Can you tell I just watched a documentary about Hunter S. Thompson?
A Friend just sent me a link to this site, where I found these uplifting words about creativity…
A Global/Tribal Vision
R.L. Johnson – Feb. 18/99
“Animatism” is the creative philosophy of the Animatic Art Movement.
We believe that the universe is in a process of spiritual evolution, moving towards greater and greater states of sentient awareness and unified collective consciousness.
We call this evolutionary process the “creative spiritual force”. We believe that this force or “urge to consciousness” is an integral and impelling aspect of our cosmos and that we can access this force during our creative process.
- We see creative expression as a sacred task.
- We look to the understandings and wisdom of our ancestors for guidance.
- We create artworks and processes to help heal, bridge differences and inspire a more caring and compassionate global community.
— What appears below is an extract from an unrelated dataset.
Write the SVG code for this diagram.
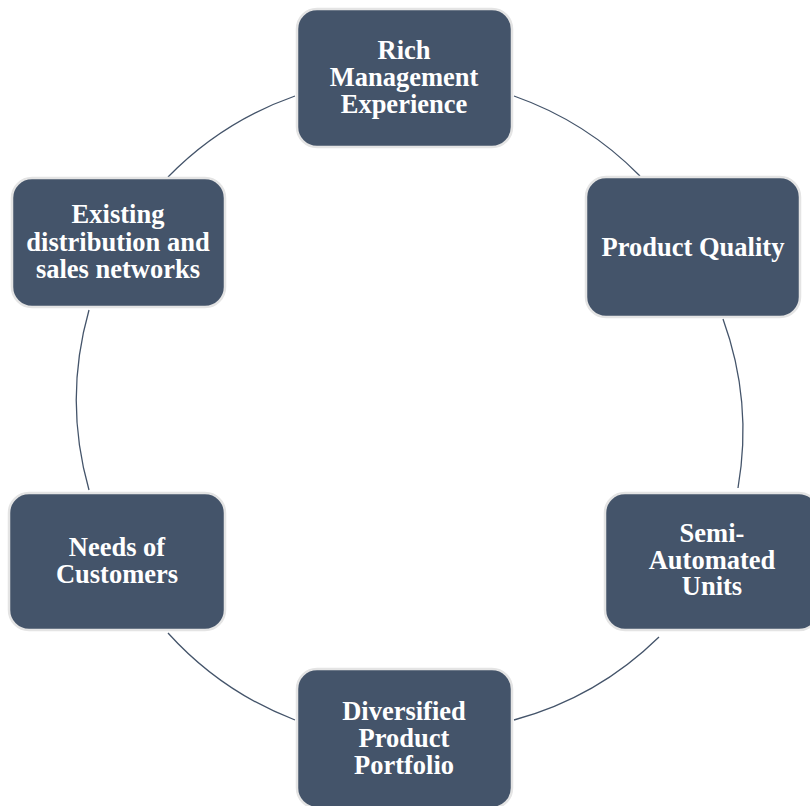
<svg xmlns="http://www.w3.org/2000/svg" width="810" height="806" viewBox="0 0 810 806">
<style>
.box{fill:#44546a;stroke:#e4e4e4;stroke-width:2.5}
.lbl{font-family:"Liberation Serif","Times New Roman",serif;font-weight:bold;font-size:26.5px;fill:#ffffff;text-anchor:middle}
.arc{fill:none;stroke:#44546a;stroke-width:1.3}
</style>
<rect width="810" height="806" fill="#ffffff"/>
<g id="connectors">
<path class="arc" d="M168,177 A330,330 0 0,1 295,96"/>
<path class="arc" d="M514,96 A330,330 0 0,1 640,176"/>
<path class="arc" d="M723,319 A330,330 0 0,1 738,488"/>
<path class="arc" d="M659,637 A330,330 0 0,1 514,720"/>
<path class="arc" d="M295,720 A330,330 0 0,1 168,633"/>
<path class="arc" d="M89,490 A330,330 0 0,1 89,310"/>
</g>
<g id="node-rich">
<rect class="box" x="297" y="9" width="215" height="138" rx="20"/>
<text class="lbl" x="404" y="59">Rich</text>
<text class="lbl" x="404" y="86">Management</text>
<text class="lbl" x="404" y="113">Experience</text>
</g>
<g id="node-quality">
<rect class="box" x="586" y="177" width="214" height="140" rx="20"/>
<text class="lbl" x="693" y="256">Product Quality</text>
</g>
<g id="node-semi">
<rect class="box" x="605" y="493" width="214" height="137" rx="20"/>
<text class="lbl" x="712" y="542">Semi-</text>
<text class="lbl" x="712" y="568.5">Automated</text>
<text class="lbl" x="712" y="595">Units</text>
</g>
<g id="node-diversified">
<rect class="box" x="297" y="669" width="215" height="139" rx="20"/>
<text class="lbl" x="404" y="720">Diversified</text>
<text class="lbl" x="404" y="747">Product</text>
<text class="lbl" x="404" y="774">Portfolio</text>
</g>
<g id="node-needs">
<rect class="box" x="9" y="493" width="216" height="137" rx="20"/>
<text class="lbl" x="117" y="556">Needs of</text>
<text class="lbl" x="117" y="583">Customers</text>
</g>
<g id="node-existing">
<rect class="box" x="12" y="178" width="213" height="129" rx="20"/>
<text class="lbl" x="118" y="223">Existing</text>
<text class="lbl" x="118" y="251">distribution and</text>
<text class="lbl" x="118" y="278">sales networks</text>
</g>
</svg>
Animatism, as an aesthetic and creative philosophy, has its origins in an ancient, shamanic process. We embrace this process as the way to initiate a powerful, multi-disciplinary art movement, capable of enlivening creative expression within all cultures and communities throughout our world.
In our collective tribal past there was a critically important position held by shaman/artists. Their function was to act as intermediaries, on behalf of the community, between the manifest reality and the spiritual reality.
When important events happened in the life of the tribe, such as death, hunger or natural disaster, or when issues affecting the emotional/spiritual well being of the community needed to be resolved, the shaman/artists would begin a journey to the spirit world to seek guidance, insight and inspiration.
They prepared for this journey through prayer, fasting, dancing, drumming, chanting, meditation and other ritualistic processes. When an altered state of conscious was achieved the shaman/artists would become one with the creative spiritual force and their spirit journey would begin.
While on this journey they would focus their attention on observing, recording and manifesting the images and insights they experienced. Shaped from clay, painted in vegetable dyes on hides or cave walls, carved from wood, stone and bone, danced and sung, these offerings then became the focal point for reflection, enlightenment and resolution of tribal issues and concerns.
Many of these images and insights are still with us today, eons after they were first received. They form the foundations of our modern cultural understandings.
- We are Animatic creators.
- We access the same creative spiritual force as our ancestors.
- We create to expand Collective Consciousness.
- We deactivate our ego-based control to access pre-intellectual primal visions.
- We manifest these visionary inspirations.
- We do this for the benefit of our global/tribal community.
We Are One.
Words Borrowed from the Millennium Art Gallery and Art Movement.